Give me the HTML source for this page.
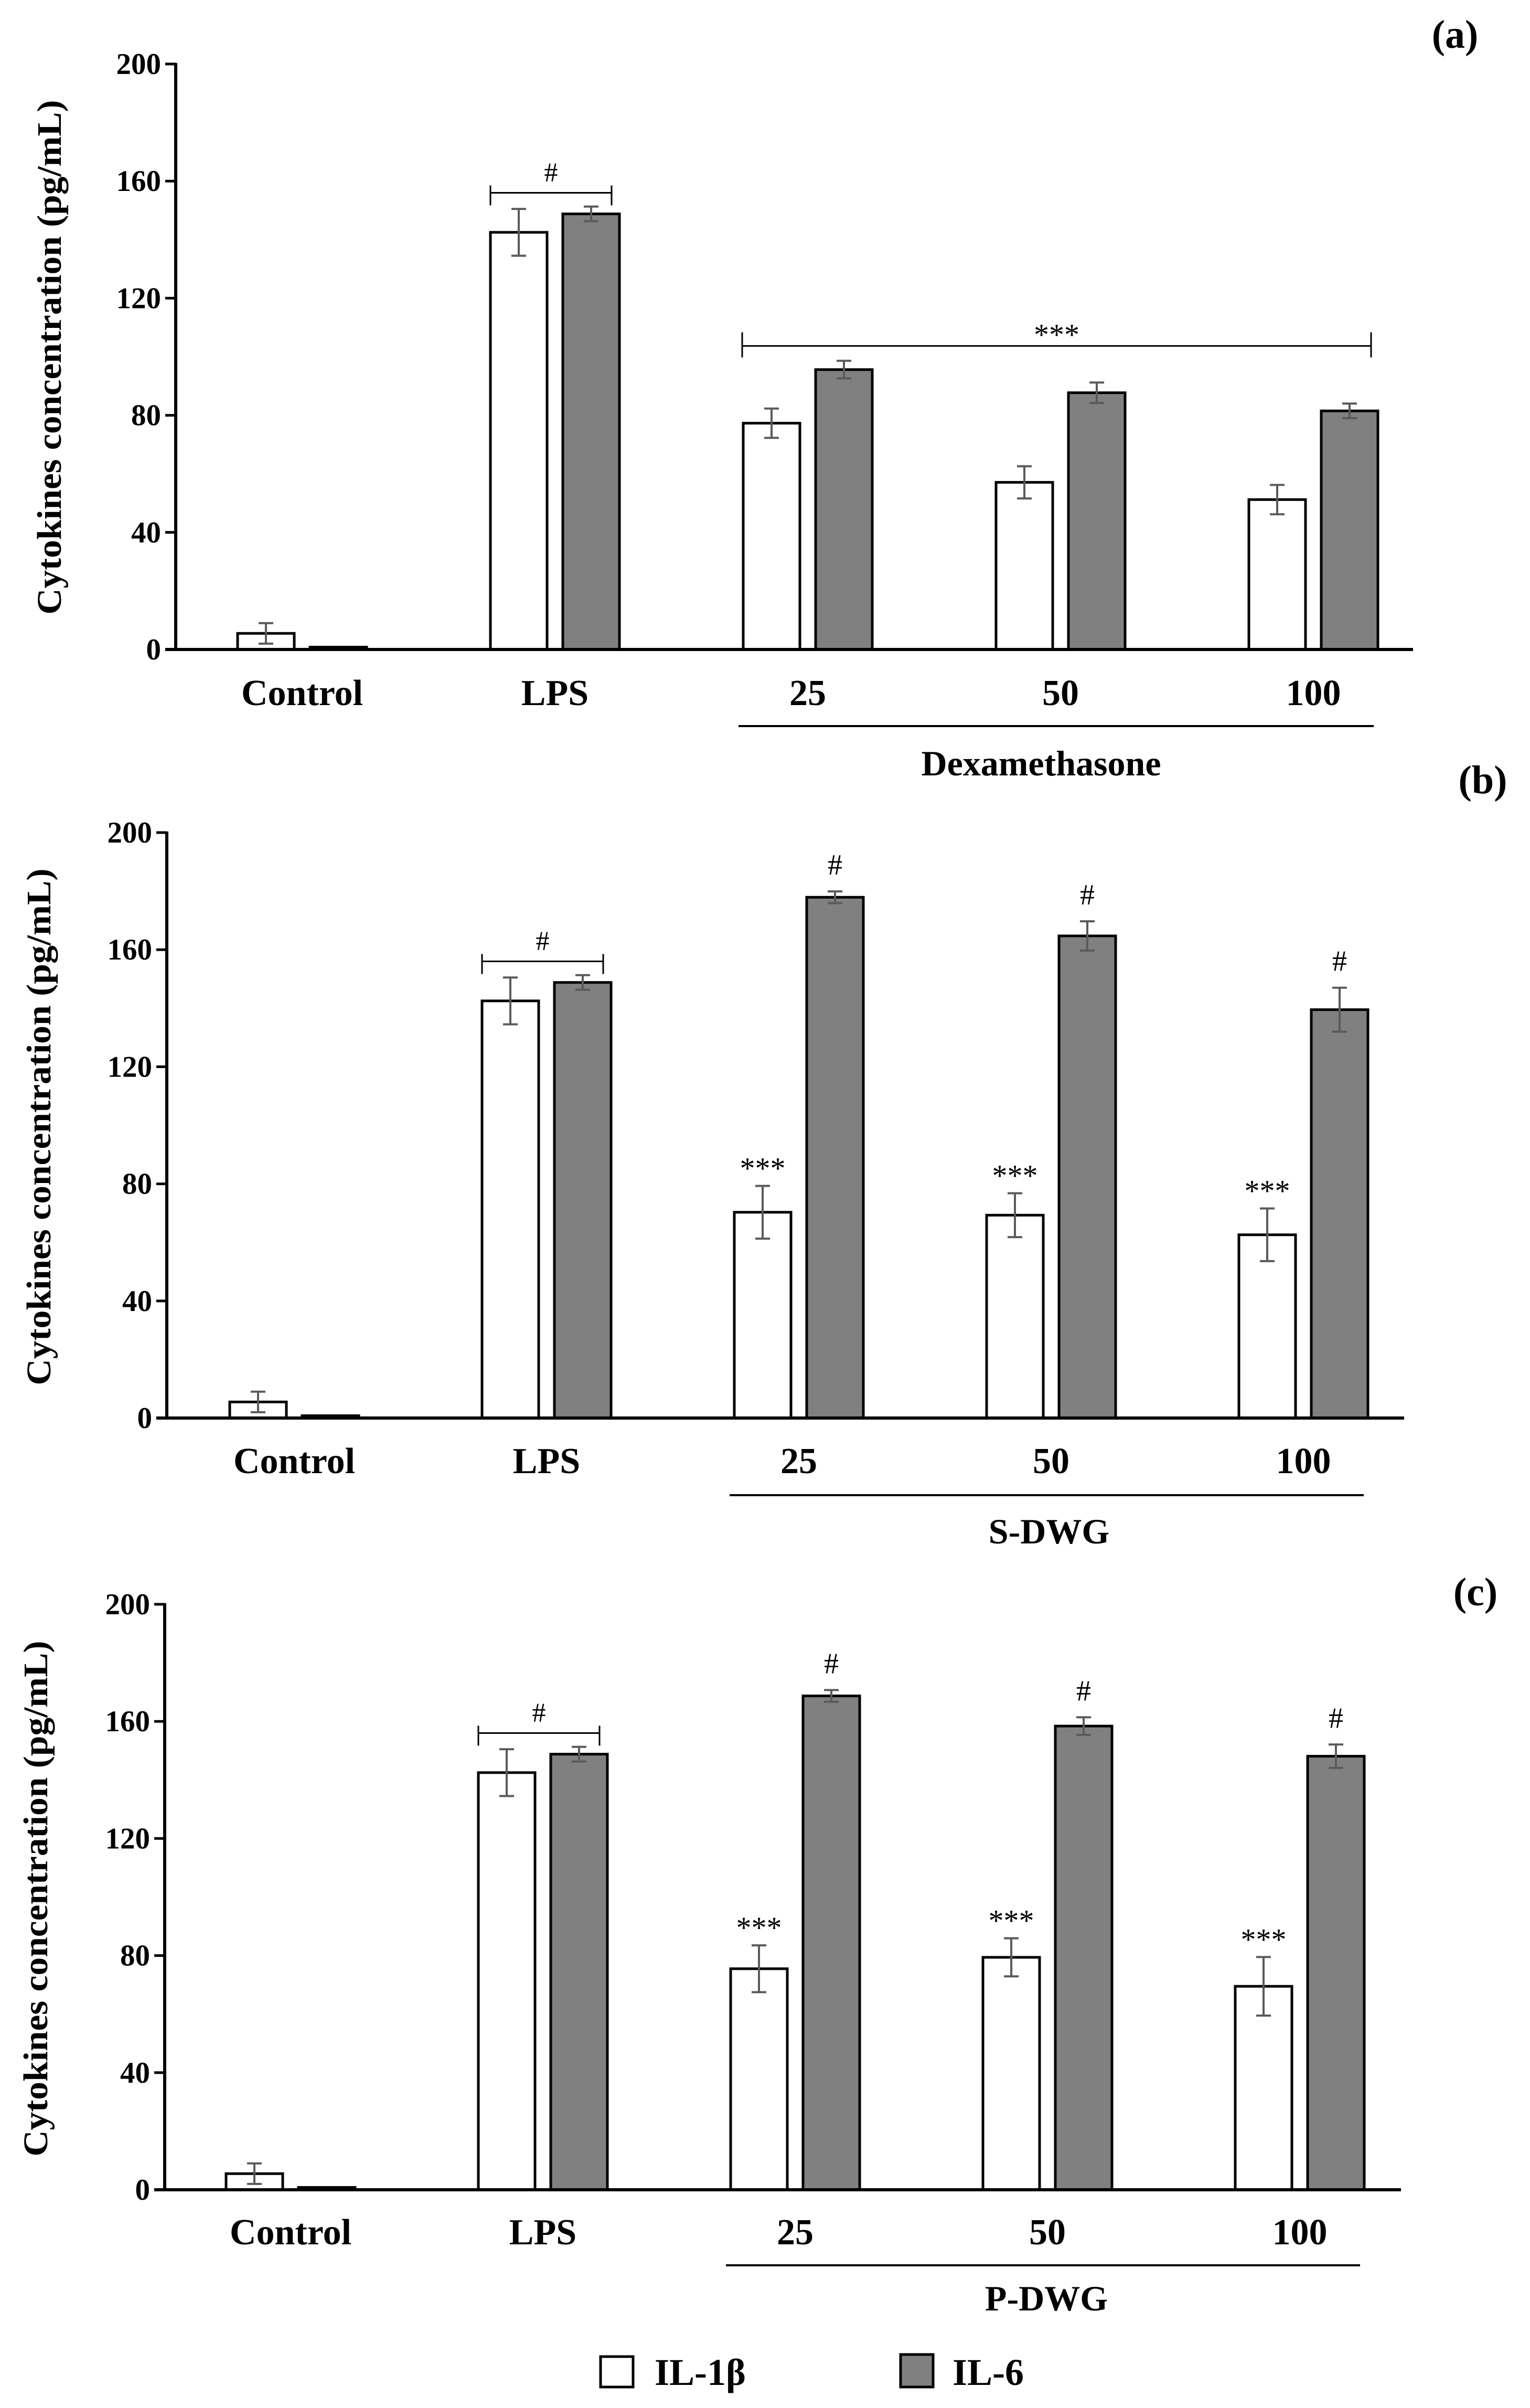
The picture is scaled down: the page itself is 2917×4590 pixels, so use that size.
<!DOCTYPE html>
<html><head><meta charset="utf-8"><style>
html,body{margin:0;padding:0;background:#fff;}
svg{display:block;}
</style></head><body>
<svg id="fig" width="2917" height="4590" viewBox="0 0 2917 4590" xmlns="http://www.w3.org/2000/svg" font-family="'Liberation Serif', serif"></svg>
<script>
// ---- data ----
const categories = ["Control", "LPS", "25", "50", "100"];
const yTicks = [0, 40, 80, 120, 160, 200];
const groupTitles = ["Dexamethasone", "S-DWG", "P-DWG"];
const panelLabels = ["(a)", "(b)", "(c)"];
const seriesNames = ["IL-1β", "IL-6"];
// panel (a)
const aIL1 = [5.5, 142.5, 77.3, 57.1, 51.2];
const aIL1err = [3.5, 8, 5, 5.5, 5];
const aIL6 = [0.8, 148.8, 95.6, 87.7, 81.5];
const aIL6err = [0.3, 2.5, 3, 3.5, 2.5];
// panel (b)
const bIL1 = [5.5, 142.5, 70.3, 69.3, 62.6];
const bIL1err = [3.5, 8, 9, 7.5, 9];
const bIL6 = [0.8, 148.8, 177.9, 164.7, 139.5];
const bIL6err = [0.3, 2.5, 2, 5, 7.5];
// panel (c)
const cIL1 = [5.5, 142.5, 75.5, 79.4, 69.5];
const cIL1err = [3.5, 8, 8, 6.5, 10];
const cIL6 = [0.8, 148.8, 168.7, 158.4, 148.1];
const cIL6err = [0.3, 2.5, 2, 3, 4];
const bracketLevel = [156, 103.7];

const NS = "http://www.w3.org/2000/svg";
const svg = document.getElementById("fig");
function mk(tag, attrs, parent, txt){
  const e = document.createElementNS(NS, tag);
  for (const k in attrs) e.setAttribute(k, attrs[k]);
  if (txt !== undefined) e.textContent = txt;
  (parent||svg).appendChild(e);
  return e;
}

const panels = [
  {ax:335, y0:1238, yTop:122, c0:576, step:482, axEnd:2694, tickR:307, titleX:93, titleY:681, titleLen:981,
   catY:1344, ulY:1384, grpY:1478, grpX:1985, lblX:2774, lblY:91, il1:aIL1, il1e:aIL1err, il6:aIL6, il6e:aIL6err, mode:"a"},
  {ax:318, y0:2703, yTop:1587, c0:561, step:481, axEnd:2677, tickR:290, titleX:73, titleY:2148, titleLen:985,
   catY:2808, ulY:2850, grpY:2942, grpX:2000, lblX:2827, lblY:1512, il1:bIL1, il1e:bIL1err, il6:bIL6, il6e:bIL6err, mode:"b"},
  {ax:314, y0:4174, yTop:3058, c0:554, step:481, axEnd:2671, tickR:286, titleX:67, titleY:3619, titleLen:983,
   catY:4278, ulY:4318, grpY:4404, grpX:1995, lblX:2813, lblY:3060, il1:cIL1, il1e:cIL1err, il6:cIL6, il6e:cIL6err, mode:"b"}
];
const BW = 108, OFF = 69;

panels.forEach((p, pi) => {
  const g = mk("g", {});
  
  
  const y = v => p.y0 - (v/200)*(p.y0 - p.yTop);
  const xc = i => p.c0 + i*p.step;

  yTicks.forEach(t => {
    const tk = mk("line", {x1:p.ax-20, x2:p.ax, y1:y(t), y2:y(t), stroke:"#000", "stroke-width":5}, g);
    
    
    const tl = mk("text", {x:p.tickR, y:y(t)+19, "text-anchor":"end", "font-size":57, "font-weight":"bold"}, g, String(t));
    
    
  });
  const yt = mk("text", {x:0, y:0, transform:`translate(${p.titleX+23},${p.titleY}) rotate(-90)`, "text-anchor":"middle",
    "font-size":66, "font-weight":"bold", textLength:p.titleLen, lengthAdjust:"spacingAndGlyphs"}, g, "Cytokines concentration (pg/mL)");
  
  

  categories.forEach((c, i) => {
    const pairs = [[p.il1[i], p.il1e[i], "#ffffff", -OFF, "il1b"], [p.il6[i], p.il6e[i], "#808080", OFF, "il6"]];
    pairs.forEach(([v, e, fill, off, nm]) => {
      const cx = xc(i) + off;
      const b = mk("rect", {x:cx-BW/2, y:y(v), width:BW, height:y(0)-y(v), fill:fill, stroke:"#000", "stroke-width":5}, g);
      
      
      if (v > 2) {
        const eb = mk("path", {d:`M${cx} ${y(v+e)}V${y(v-e)}M${cx-14} ${y(v+e)}H${cx+14}M${cx-14} ${y(v-e)}H${cx+14}`,
          stroke:"#5a5a5a", "stroke-width":4, fill:"none"}, g);
        
        
      }
      if (p.mode === "b" && i >= 2) {
        const txt = nm === "il1b" ? "***" : "#";
        const an = mk("text", {x:cx, y:y(v+e) - (nm === "il1b" ? 14 : 32), "text-anchor":"middle", "font-size":nm==="il1b"?58:56}, g, txt);
        
        
      }
    });
    const cl = mk("text", {x:xc(i), y:p.catY, "text-anchor":"middle", "font-size":70, "font-weight":"bold"}, g, c);
    
    
  });

  const xa = mk("line", {x1:p.ax-20, x2:p.axEnd, y1:y(0), y2:y(0), stroke:"#000", "stroke-width":6}, g);
  
  
  const ya = mk("line", {x1:p.ax, x2:p.ax, y1:y(200)-2, y2:y(0), stroke:"#000", "stroke-width":6}, g);
  
  

  const by = y(bracketLevel[0]);
  const l1 = xc(1)-123, r1 = xc(1)+108;
  const br = mk("path", {d:`M${l1} ${by}H${r1}M${l1} ${by-14}V${by+24}M${r1} ${by-14}V${by+24}`, stroke:"#000", "stroke-width":3, fill:"none"}, g);
  
  
  const bh = mk("text", {x:(l1+r1)/2, y:by-22, "text-anchor":"middle", "font-size":52}, g, "#");
  
  

  if (p.mode === "a") {
    const sy = y(bracketLevel[1]);
    const l2 = xc(2)-125, r2 = xc(4)+110;
    const sb = mk("path", {d:`M${l2} ${sy}H${r2}M${l2} ${sy-26}V${sy+22}M${r2} ${sy-26}V${sy+22}`, stroke:"#000", "stroke-width":3, fill:"none"}, g);
    
    
    const st = mk("text", {x:(l2+r2)/2, y:sy-2, "text-anchor":"middle", "font-size":58}, g, "***");
    
    
  }

  const ul = mk("line", {x1:xc(2)-132, x2:xc(4)+115, y1:p.ulY, y2:p.ulY, stroke:"#000", "stroke-width":4}, g);
  
  
  const gt = mk("text", {x:p.grpX, y:p.grpY, "text-anchor":"middle", "font-size":68, "font-weight":"bold"}, g, groupTitles[pi]);
  
  
  const pl = mk("text", {x:p.lblX, y:p.lblY, "text-anchor":"middle", "font-size":76, "font-weight":"bold"}, g, panelLabels[pi]);
  
  
});

const lg = mk("g", {});


const lb1 = mk("rect", {x:1145, y:4492, width:62, height:58, fill:"#fff", stroke:"#000", "stroke-width":5}, lg);


const lt1 = mk("text", {x:1248, y:4546, "font-size":72, "font-weight":"bold"}, lg, seriesNames[0]);


const lb2 = mk("rect", {x:1717, y:4488, width:62, height:62, fill:"#808080", stroke:"#000", "stroke-width":5}, lg);


const lt2 = mk("text", {x:1816, y:4546, "font-size":72, "font-weight":"bold"}, lg, seriesNames[1]);


</script>
</body></html>
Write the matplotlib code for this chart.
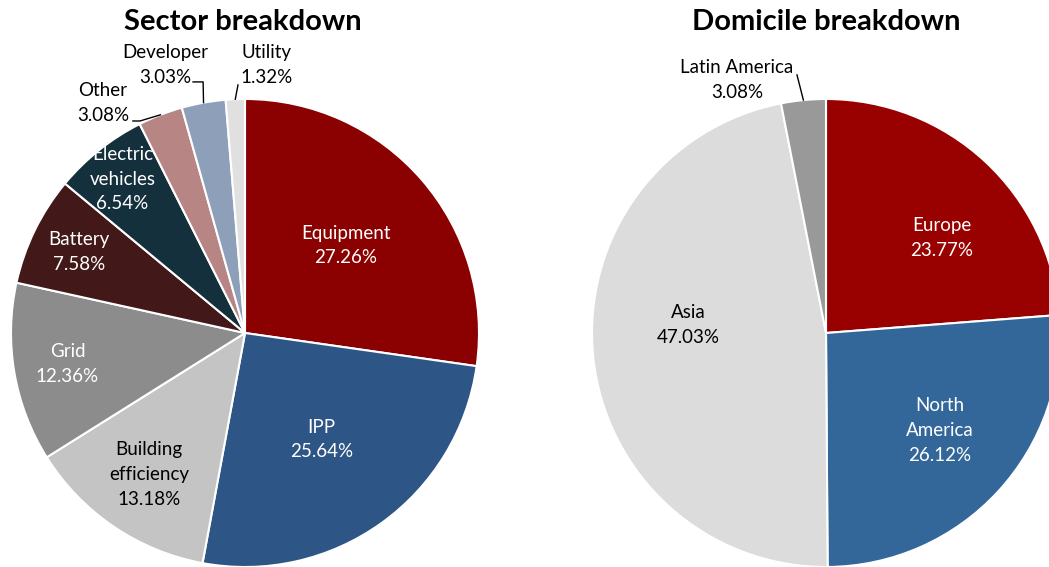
import matplotlib.pyplot as plt
import numpy as np

plt.rcParams['font.family'] = ['Lato', 'DejaVu Sans']

# Sector breakdown (clockwise from 12 o'clock)
sector_labels = ['Equipment', 'IPP', 'Building\nefficiency', 'Grid', 'Battery',
                 'Electric\nvehicles', 'Other', 'Developer', 'Utility']
sector_values = [27.26, 25.64, 13.18, 12.36, 7.58, 6.54, 3.08, 3.03, 1.32]
sector_colors = ['#8b0000', '#2d5585', '#c4c4c4', '#8c8c8c', '#431818',
                 '#15303d', '#b88585', '#8e9fb9', '#e0e0e0']
sector_text = ['white', 'white', 'black', 'white', 'white', 'white', 'black', 'black', 'black']
sector_dist = [0.57, 0.56, 0.73, 0.77, 0.79, 0.84, None, None, None]
sector_shift = [0, 0, 0, 0, 0, 0, 0, 0, 0]

# Domicile breakdown
dom_labels = ['Europe', 'North\nAmerica', 'Asia', 'Latin America']
dom_values = [23.77, 26.12, 47.03, 3.08]
dom_colors = ['#990000', '#33679a', '#dcdcdc', '#999999']
dom_text = ['white', 'white', 'black', 'black']
dom_dist = [0.64, 0.64, 0.59, None]
dom_shift = [-8, 2, -9, 0]

W, H = 1049, 567
fig = plt.figure(figsize=(W / 100, H / 100), dpi=100)
R = 234
FS = 13.5


def make_ax(cx, cy):
    # cx, cy in pixels from top-left
    ax = fig.add_axes([(cx - R) / W, (H - cy - R) / H, 2 * R / W, 2 * R / H])
    return ax


def draw_pie(ax, values, colors, labels, tcolors, dists, shifts, outside):
    wedges, _ = ax.pie(values, colors=colors, startangle=90, counterclock=False,
                       radius=1, center=(0, 0), frame=True,
                       wedgeprops=dict(edgecolor='white', linewidth=1.5))
    ax.set_xlim(-1, 1)
    ax.set_ylim(-1, 1)
    ax.set_aspect('auto')
    ax.axis('off')
    for i, w in enumerate(wedges):
        txt = f'{labels[i]}\n{values[i]:.2f}%'
        theta = np.deg2rad((w.theta1 + w.theta2) / 2)
        if dists[i] is not None:
            t = theta + np.deg2rad(shifts[i])
            ax.text(dists[i] * np.cos(t), dists[i] * np.sin(t), txt,
                    ha='center', va='center', color=tcolors[i], fontsize=FS,
                    linespacing=1.55)
        else:
            (tx, ty), pts = outside[i]
            ax.text(tx, ty, txt, ha='center', va='center', color='black',
                    fontsize=FS, linespacing=1.55, clip_on=False)
            xs = [p[0] for p in pts] + [np.cos(theta)]
            ys = [p[1] for p in pts] + [np.sin(theta)]
            ax.plot(xs, ys, color='black', lw=1, clip_on=False)


ax1 = make_ax(245, 333)
outside1 = {
    6: ((-0.607, 0.983), [(-0.479, 0.906), (-0.449, 0.906)]),
    7: ((-0.342, 1.145), [(-0.222, 1.073), (-0.179, 1.073)]),
    8: ((0.094, 1.145), [(-0.030, 1.060)]),
}
draw_pie(ax1, sector_values, sector_colors, sector_labels, sector_text,
         sector_dist, sector_shift, outside1)

ax2 = make_ax(826, 333)
outside2 = {
    3: ((-0.380, 1.081), [(-0.124, 1.103)]),
}
draw_pie(ax2, dom_values, dom_colors, dom_labels, dom_text,
         dom_dist, dom_shift, outside2)

fig.text(243 / W, 1 - 22 / H, 'Sector breakdown', fontsize=21, fontweight='bold',
         ha='center', va='center')
fig.text(826 / W, 1 - 22 / H, 'Domicile breakdown', fontsize=21, fontweight='bold',
         ha='center', va='center')

fig.savefig('out.png', dpi=100)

### Task prompt
Copy exactly the lines running from the beginning of the listing through the line that has "const bracketLevel = [156, 103.7];". Drop the pictures.

### Reply
Give me the HTML source for this page.
The picture is scaled down: the page itself is 2917×4590 pixels, so use that size.
<!DOCTYPE html>
<html><head><meta charset="utf-8"><style>
html,body{margin:0;padding:0;background:#fff;}
svg{display:block;}
</style></head><body>
<svg id="fig" width="2917" height="4590" viewBox="0 0 2917 4590" xmlns="http://www.w3.org/2000/svg" font-family="'Liberation Serif', serif"></svg>
<script>
// ---- data ----
const categories = ["Control", "LPS", "25", "50", "100"];
const yTicks = [0, 40, 80, 120, 160, 200];
const groupTitles = ["Dexamethasone", "S-DWG", "P-DWG"];
const panelLabels = ["(a)", "(b)", "(c)"];
const seriesNames = ["IL-1β", "IL-6"];
// panel (a)
const aIL1 = [5.5, 142.5, 77.3, 57.1, 51.2];
const aIL1err = [3.5, 8, 5, 5.5, 5];
const aIL6 = [0.8, 148.8, 95.6, 87.7, 81.5];
const aIL6err = [0.3, 2.5, 3, 3.5, 2.5];
// panel (b)
const bIL1 = [5.5, 142.5, 70.3, 69.3, 62.6];
const bIL1err = [3.5, 8, 9, 7.5, 9];
const bIL6 = [0.8, 148.8, 177.9, 164.7, 139.5];
const bIL6err = [0.3, 2.5, 2, 5, 7.5];
// panel (c)
const cIL1 = [5.5, 142.5, 75.5, 79.4, 69.5];
const cIL1err = [3.5, 8, 8, 6.5, 10];
const cIL6 = [0.8, 148.8, 168.7, 158.4, 148.1];
const cIL6err = [0.3, 2.5, 2, 3, 4];
const bracketLevel = [156, 103.7];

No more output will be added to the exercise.